Together they see the future of South Kortright not as some crossroads of state Route 10 and county Route18, but as a place for weddings and celebrations where people will stay overnight and others drive 35, 45 minutes for “a quality meal,” as Jenkins describes it. Both finish each other’s sentences like an old married couple.

Route 28 Resurgence

Jenkins, a second home-owner, works in investment real estate for the Sherman Group while Little runs Second Nature Construction and has already sparked a single-handed resurgence along the Route 28 corridor from Andes to Delhi with his family’s Fisk series of businesses: the auction house, antique stores and B&B. After the inn is up and running, the two will be responsible for more than 50 jobs in the county.
Before it closed a couple years ago, the Hidden Inn showed signs of wear as its previous owner struggled financially. But the stately old inn has now undergone a serious renovation. The bar’s walls have been stripped from heavy black paint to natural wood, showing its age like something in an interior’s magazine and the bar itself is new though hardly looks it. Made of reclaimed wood, it’s been carefully designed to match the walls’ age. There are antiques dotted around like Gould maps and the 19th-century piano made in Walton. The goal is to bring the inn back. Jenkins nods saying, “It had lost its way,” and in the kitchen Little waves his hands broadly explaining what the place was like when they bought it. “The roof was so bad the old pots and pans were full of ice.”
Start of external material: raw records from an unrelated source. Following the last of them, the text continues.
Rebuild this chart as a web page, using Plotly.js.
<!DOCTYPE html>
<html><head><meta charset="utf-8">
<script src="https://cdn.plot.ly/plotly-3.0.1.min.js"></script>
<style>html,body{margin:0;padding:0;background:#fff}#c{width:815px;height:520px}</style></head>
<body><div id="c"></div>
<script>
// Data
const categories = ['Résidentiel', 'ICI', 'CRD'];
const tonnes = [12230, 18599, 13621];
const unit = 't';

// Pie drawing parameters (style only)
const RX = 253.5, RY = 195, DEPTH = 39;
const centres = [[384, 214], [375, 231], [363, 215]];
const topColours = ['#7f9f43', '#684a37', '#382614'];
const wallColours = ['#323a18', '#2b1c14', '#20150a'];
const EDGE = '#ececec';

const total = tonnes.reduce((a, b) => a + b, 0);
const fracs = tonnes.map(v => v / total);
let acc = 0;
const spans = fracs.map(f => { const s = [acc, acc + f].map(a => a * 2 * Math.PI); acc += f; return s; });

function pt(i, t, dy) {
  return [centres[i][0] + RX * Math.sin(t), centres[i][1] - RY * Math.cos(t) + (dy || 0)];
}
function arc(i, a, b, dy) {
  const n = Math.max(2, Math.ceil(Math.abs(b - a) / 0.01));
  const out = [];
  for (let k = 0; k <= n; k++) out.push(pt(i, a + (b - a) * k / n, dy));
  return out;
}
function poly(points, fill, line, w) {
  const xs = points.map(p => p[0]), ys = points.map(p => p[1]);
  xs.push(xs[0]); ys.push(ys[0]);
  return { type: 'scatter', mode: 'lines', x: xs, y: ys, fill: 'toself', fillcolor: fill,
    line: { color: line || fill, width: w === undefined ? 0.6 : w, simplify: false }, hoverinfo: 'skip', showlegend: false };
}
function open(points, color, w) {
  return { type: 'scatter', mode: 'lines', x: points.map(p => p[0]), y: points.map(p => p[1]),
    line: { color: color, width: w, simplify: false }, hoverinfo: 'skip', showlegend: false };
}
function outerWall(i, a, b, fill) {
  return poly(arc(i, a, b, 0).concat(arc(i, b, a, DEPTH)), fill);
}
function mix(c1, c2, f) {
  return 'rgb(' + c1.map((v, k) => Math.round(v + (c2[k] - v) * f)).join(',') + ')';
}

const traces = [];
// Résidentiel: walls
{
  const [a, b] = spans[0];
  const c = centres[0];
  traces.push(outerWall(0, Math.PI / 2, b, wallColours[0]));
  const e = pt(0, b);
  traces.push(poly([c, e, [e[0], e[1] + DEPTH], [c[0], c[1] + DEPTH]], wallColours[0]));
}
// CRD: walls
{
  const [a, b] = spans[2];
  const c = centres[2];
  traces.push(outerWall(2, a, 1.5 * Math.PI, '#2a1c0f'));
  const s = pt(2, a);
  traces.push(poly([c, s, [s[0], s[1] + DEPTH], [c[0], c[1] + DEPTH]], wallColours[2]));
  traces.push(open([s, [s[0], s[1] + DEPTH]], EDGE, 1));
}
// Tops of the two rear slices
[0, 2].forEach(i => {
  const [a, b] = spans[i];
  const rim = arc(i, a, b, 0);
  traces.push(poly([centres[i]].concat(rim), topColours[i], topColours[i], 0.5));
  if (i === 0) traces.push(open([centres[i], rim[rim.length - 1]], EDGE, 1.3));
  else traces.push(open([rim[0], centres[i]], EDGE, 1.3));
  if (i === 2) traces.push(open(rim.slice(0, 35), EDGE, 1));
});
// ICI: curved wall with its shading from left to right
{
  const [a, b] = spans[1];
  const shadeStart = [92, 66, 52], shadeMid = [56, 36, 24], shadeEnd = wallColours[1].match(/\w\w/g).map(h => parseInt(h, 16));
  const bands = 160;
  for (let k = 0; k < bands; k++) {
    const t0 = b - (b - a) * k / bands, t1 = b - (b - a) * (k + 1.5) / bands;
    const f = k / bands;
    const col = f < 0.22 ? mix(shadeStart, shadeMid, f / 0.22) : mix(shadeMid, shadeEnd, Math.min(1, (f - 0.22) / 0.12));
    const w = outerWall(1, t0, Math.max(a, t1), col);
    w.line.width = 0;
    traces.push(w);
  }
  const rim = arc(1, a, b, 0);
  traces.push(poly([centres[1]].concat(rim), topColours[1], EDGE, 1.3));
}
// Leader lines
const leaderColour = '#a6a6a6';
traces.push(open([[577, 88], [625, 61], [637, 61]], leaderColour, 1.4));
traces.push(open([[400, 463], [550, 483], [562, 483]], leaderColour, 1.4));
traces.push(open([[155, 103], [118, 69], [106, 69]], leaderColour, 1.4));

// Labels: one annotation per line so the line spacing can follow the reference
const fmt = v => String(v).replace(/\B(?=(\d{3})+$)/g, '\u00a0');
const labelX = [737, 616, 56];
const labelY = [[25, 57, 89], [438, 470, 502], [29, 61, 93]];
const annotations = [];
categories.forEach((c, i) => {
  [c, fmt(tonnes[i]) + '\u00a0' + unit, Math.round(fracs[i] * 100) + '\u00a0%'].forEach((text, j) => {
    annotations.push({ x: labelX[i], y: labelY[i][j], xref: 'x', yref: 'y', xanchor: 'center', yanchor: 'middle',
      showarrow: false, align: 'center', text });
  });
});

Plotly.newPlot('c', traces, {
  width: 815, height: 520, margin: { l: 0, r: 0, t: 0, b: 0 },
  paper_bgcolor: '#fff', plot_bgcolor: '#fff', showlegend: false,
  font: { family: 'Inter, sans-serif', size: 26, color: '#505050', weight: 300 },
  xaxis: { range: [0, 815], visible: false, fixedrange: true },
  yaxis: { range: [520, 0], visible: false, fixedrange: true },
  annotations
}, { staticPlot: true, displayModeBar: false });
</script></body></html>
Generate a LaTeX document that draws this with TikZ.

Now where those pots of ice once stood, the young chefs – all graduates from Delhi’s culinary school – are busy setting up the kitchen. The two sous chefs were part of the winning team that took a national prize last year, while the head chef Andrew Nichols also won awards while at Delhi.

Exciting Prospects


Tattooed and hip, they’re full of excitement at the challenge and are channeling that image of a new era of chef keen to take on food as if it were a revolution, cooking dishes with ingredients as local as possible. Jenkins and Nichols talk about not having a walk-in freezer as if it were a point of political principle. No walk-in means no frozen foods. Everything will have to be fresh, Nichols explains. Their goal is for each dish to be seasonal with a small, edited menu that reflects the region’s strengths.
Little and Jenkins bought the place at tax auction with a low, “if-we-get-it-we-get-it bid.” Indeed they did get it, and then said, “No way in hell are we doing a restaurant,” Little explains. “But,” Jenkins finishes the thought, “with the right staffing and talent…”

Money-Maker


Now they approach it to make money they both say emphatically – and more than once. Nearly five times in an hour they repeat that they see the inn as a business as if that were their mantra. Destination weddings will be the economic driver. The two see them as a huge growth area for the county. Jenkins does a quick calculation of what they can charge per head – far less than most other popular wedding destinations like the Hamptons or Vermont, and Little says, “The wedding crowd, now that’s our sacred cow.”
To make sure they can attract it and meet the demand for destination weddings the partners are planning on adding 40 rooms to the property, on top of the four they now have upstairs.
But that will be for next year. They own the two acres across the street. Jenkins proudly waves at the plot currently occupied by a gravel parking lot and overgrown weeds. The daisies and yellow vetch bob in the morning rain, waiting for the renaissance to begin. The Hidden Inn is planning to open on Fourth of July weekend.